To find the time constant, t_c, the transient curve for the pump-on–pump-off signal was fitted with Eq. (3). The decay curve and the theoretical fit using Eq. (3) for the sample R3 is shown in Fig. 8. The focused spot size (ω) at the sample was calculated as 1.209 × 10^− 8 m² using the well-known method [56]. From the time constant t_c and the focused spot size (ω), the thermal diffusivity, D was calculated using the Eq. (5). It has been noted that thermal diffusivity variations for increasing concentration is decreasing and the results are depicted in Table 1 and Fig. 9.

Table 1 Variation of the thermal diffusion for the different concentrations of silicon nanofluids

Fig. 8

The transient curve for the sample R3 and its theoretical fit using Eq. (3)

Fig. 9

The graphical representation of the variation in thermal diffusivity with concentration

The decrease in thermal diffusivity with the increase in the concentration of Si nanofluid is very evident from the graph (Fig. 9).

The highest thermal diffusivity obtained for the sample R1 with the least concentration was 6.23 × 10^− 8 m²/s, lower than that of ethanol for which the thermal diffusivity is 9.33 × 10^− 8m²/s [57, 58]. The heat energy gets trapped more in the nanofluid containing silicon nanoparticles. Reduction in the Brownian motion of the base fluid molecule is the prime factor for the reduction of diffusivity of nanofluid. As the concentration of Si nanoparticle increases, the Brownian motion of ethanol molecules further reduced.Though collision of silicon nanoparticles occurs in the nanofluid due to the Brownian motion, it contributes less effect in the thermal diffusivity [59]. The thermal conductivity of the fluid caused by collision and the mean speed of the phonon contribute to the heat-transfer mechanisms [59].

The reduction in the thermal diffusivity on concentration can also be explained based on the density and specific heat capacity in comparison with the base fluid [41]. In the present case, there is a slight increase in the thermal conductivity of nanofluid compared to that of ethanol.
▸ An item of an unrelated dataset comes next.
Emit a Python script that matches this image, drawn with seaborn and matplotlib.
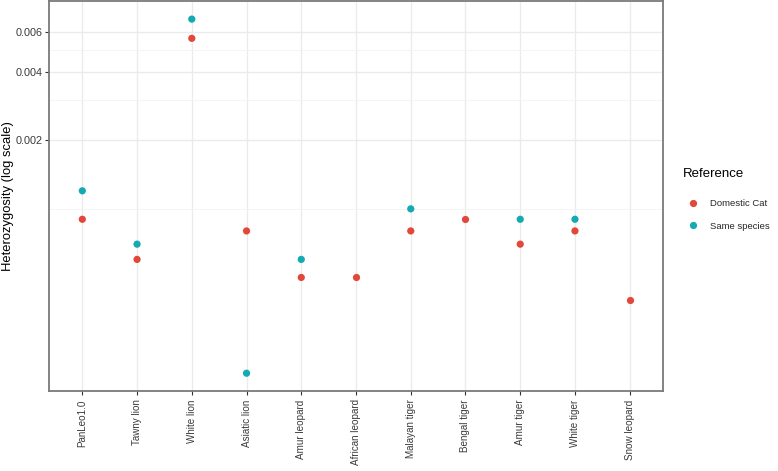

The thermal conductivity of base fluid ethanol is 0.168 W/mK and that of Si nanoparticle is in the range (2–4 W/mK) [60, 61]. However, the specific heat capacity of nanofluid is slightly higher than that of ethanol. Here the effect of increased thermal conductivity of nanofluid overcomes the overall increase in the density and specific heat capacity of the total fluid. Thus the thermal diffusivity of the silicon nanofluid reduces effectively as concentration increases.

5 Conclusion

Ultra-pure silicon nanofluid was synthesized through pulsed laser ablation in ethanol medium using nanosecond 1064 nm Nd-YAG laser source. The size distribution and purity were analysed through TEM and EDS. The concentration-dependent variation of absorption spectra and thermal diffusivity studies were carried out. Thermal diffusivity was found to be varied inversely with the concentration of silicon nanoparticles in the nanofluid. This is due to the reduction of the Brownian motion of the base fluid molecules in the nanofluids. The results can be explored to utilise the silicon nanofluids for the thermal insulating applications.